Sabía que era un hombre sencillo, un hombre de acción. El temor de los indígenas hacia su supuesta sabiduría, le alarmaba y le molestaba. Se vio llamado a resolver complicados problemas sociológicos y económicos, y gracias a que había visto muchas civilizaciones y recordaba algo de lo que había visto, alcanzó un loable éxito.

Pero O’Brien sabía que el implacable dedo del destino estaba señalando directamente a este planeta y a sus moradores, y él había meditado y discutido consigo mismo durante el curso de largos paseos por la orilla del mar, y había paseado arriba y abajo en su cabaña en las horas de humedad nocturna, mientras planeaba estratagemas, y finalmente había quedado satisfecho.
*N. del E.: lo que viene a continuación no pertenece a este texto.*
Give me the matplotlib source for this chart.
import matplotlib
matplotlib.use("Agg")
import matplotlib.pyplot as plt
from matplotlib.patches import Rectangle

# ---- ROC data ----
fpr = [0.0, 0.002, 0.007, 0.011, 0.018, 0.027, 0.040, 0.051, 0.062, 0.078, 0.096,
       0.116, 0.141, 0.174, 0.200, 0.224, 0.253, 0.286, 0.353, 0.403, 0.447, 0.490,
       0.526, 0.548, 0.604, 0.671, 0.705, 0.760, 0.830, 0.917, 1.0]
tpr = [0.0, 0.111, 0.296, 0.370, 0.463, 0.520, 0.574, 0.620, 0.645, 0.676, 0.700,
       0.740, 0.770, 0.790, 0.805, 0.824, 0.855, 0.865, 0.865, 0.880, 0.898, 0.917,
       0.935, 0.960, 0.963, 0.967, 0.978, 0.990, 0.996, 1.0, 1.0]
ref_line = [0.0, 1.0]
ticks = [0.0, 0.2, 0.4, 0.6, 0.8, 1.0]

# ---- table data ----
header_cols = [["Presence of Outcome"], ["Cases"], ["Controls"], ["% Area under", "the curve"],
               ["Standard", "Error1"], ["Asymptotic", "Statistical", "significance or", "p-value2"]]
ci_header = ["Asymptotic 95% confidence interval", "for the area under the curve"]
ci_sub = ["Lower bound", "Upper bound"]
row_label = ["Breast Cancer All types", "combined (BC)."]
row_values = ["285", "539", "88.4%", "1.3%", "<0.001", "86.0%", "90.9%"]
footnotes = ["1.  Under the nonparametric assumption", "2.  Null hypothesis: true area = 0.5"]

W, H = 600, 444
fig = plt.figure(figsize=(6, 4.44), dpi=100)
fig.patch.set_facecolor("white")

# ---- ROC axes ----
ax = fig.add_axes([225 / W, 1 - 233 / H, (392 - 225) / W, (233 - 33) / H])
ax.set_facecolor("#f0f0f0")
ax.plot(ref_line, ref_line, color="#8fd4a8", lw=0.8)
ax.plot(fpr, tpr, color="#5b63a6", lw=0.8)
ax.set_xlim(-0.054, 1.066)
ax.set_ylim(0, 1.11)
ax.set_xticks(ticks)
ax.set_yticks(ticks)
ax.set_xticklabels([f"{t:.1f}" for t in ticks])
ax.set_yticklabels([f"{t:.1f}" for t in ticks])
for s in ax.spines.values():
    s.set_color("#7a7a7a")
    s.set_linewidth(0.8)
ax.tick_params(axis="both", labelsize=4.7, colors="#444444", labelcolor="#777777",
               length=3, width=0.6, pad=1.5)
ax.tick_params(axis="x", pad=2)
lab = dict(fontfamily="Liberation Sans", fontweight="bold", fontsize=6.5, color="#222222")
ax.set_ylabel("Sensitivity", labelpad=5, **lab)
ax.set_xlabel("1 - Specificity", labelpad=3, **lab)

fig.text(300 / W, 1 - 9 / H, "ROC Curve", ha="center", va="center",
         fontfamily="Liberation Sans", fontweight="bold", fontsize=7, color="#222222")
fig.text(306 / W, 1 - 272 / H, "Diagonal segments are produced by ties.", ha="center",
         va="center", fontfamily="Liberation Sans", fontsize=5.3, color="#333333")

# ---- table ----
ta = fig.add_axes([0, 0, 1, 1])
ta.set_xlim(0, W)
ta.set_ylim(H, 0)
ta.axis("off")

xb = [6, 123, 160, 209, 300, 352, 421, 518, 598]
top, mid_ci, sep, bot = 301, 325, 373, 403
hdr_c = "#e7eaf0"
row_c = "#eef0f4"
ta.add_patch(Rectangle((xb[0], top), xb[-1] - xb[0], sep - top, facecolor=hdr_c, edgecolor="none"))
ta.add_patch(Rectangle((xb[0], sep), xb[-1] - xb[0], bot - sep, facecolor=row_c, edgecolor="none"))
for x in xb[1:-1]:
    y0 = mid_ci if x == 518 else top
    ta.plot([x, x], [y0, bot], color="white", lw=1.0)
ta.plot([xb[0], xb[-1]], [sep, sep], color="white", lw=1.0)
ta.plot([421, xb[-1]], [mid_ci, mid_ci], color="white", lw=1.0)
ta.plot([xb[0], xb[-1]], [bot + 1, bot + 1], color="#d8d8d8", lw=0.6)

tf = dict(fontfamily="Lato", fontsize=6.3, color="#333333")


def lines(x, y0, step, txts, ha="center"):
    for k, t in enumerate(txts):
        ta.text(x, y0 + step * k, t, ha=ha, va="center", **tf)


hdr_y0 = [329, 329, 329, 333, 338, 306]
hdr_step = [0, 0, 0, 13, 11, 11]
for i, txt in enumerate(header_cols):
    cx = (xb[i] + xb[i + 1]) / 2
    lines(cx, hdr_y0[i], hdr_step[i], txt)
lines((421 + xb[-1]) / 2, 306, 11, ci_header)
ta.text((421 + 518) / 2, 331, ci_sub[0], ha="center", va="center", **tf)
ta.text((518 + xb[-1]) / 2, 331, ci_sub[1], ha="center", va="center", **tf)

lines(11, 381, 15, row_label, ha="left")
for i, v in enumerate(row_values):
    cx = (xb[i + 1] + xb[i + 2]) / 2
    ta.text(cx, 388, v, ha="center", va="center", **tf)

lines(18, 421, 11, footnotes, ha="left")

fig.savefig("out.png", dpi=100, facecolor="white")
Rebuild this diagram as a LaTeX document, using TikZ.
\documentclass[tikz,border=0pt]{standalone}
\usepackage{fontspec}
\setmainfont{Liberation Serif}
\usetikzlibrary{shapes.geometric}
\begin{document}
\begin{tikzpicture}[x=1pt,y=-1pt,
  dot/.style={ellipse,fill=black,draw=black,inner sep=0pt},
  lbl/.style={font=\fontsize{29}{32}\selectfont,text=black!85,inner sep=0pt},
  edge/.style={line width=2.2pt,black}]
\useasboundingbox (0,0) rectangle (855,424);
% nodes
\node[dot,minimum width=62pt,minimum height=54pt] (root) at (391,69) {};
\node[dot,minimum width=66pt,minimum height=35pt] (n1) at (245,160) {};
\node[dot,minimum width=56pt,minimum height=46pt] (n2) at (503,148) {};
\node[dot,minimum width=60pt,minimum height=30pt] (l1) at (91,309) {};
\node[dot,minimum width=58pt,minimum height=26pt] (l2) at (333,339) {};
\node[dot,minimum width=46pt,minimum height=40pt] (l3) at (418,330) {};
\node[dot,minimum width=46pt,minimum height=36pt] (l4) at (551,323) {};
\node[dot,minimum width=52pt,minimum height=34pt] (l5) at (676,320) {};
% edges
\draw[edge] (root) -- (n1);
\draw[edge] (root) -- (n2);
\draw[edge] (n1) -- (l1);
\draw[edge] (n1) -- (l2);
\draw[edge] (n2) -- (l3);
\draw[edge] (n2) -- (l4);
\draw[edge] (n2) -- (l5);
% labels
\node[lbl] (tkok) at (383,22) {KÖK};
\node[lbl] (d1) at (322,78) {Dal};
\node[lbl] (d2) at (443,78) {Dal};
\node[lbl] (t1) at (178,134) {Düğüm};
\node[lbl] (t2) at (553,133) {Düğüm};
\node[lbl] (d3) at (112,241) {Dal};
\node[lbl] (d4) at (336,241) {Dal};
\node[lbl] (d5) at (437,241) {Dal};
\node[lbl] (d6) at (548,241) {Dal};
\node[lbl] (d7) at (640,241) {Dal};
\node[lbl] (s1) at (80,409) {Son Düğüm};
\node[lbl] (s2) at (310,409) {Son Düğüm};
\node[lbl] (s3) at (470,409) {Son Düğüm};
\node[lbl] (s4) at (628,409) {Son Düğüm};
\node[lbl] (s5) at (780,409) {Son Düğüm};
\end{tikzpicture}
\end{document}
Era el único hombre de todo el cosmos que tenía posibilidades de salvar al mundo que tanto amaba, y a esa gente a la que tanto amaba, y que estaba dispuesto a hacerlo. Podía hacerlo, si vivía.

Y se estaba muriendo.

La tarde declinó y llegó la noche. El cansancio hizo presa en el rostro de los muchachos y los cánticos se convirtieron en murmullo, pero siguieron remando incansablemente, manteniendo el mismo ritmo. Ante sus ojos desfilaron millas y millas de costa y docenas de poblados, cuyos moradores, al reconocer al Langri, corrieron a la playa para saludar su paso.

El crepúsculo oscurecía el lejano mar y suavizaba los contornos de la tierra firme cuando penetraron en una bahía poco profunda, llena de canoas. Los muchachos saltaron al agua y arrastraron la canoa hasta la playa. Luego se dejaron caer en la arena, exhaustos, para levantarse casi inmediatamente, radiantes de orgullo. Aquella noche serían huéspedes de honor en cualquiera de las chozas del poblado. ¿Acaso no habían traído al Langri?

Avanzaron en procesión que fue haciéndose más numerosa a medida que pasaban por delante de las cabañas. Respetuosos adultos y asustados chiquillos echaban a andar solemnemente detrás de O’Brien: La cabaña del Anciano estaba apartada de las demás, en la cumbre de la colina, y el Anciano estaba esperando allí, de pie, con una sonrisa en su arrugado rostro y los brazos alzados. Cuando estuvo a diez pasos de distancia, O’Brien se detuvo y levantó sus propios brazos. Los habitantes del poblado miraban en silencio.

—Te saludo —dijo O’Brien.

—Tu saludo es tan bien recibido como tú mismo.

O’Brien se acercó al anciano y los dos hombres se estrecharon la mano. No era una forma indígena de salutación, pero O’Brien la utilizaba con los ancianos que eran amigos suyos de toda la vida.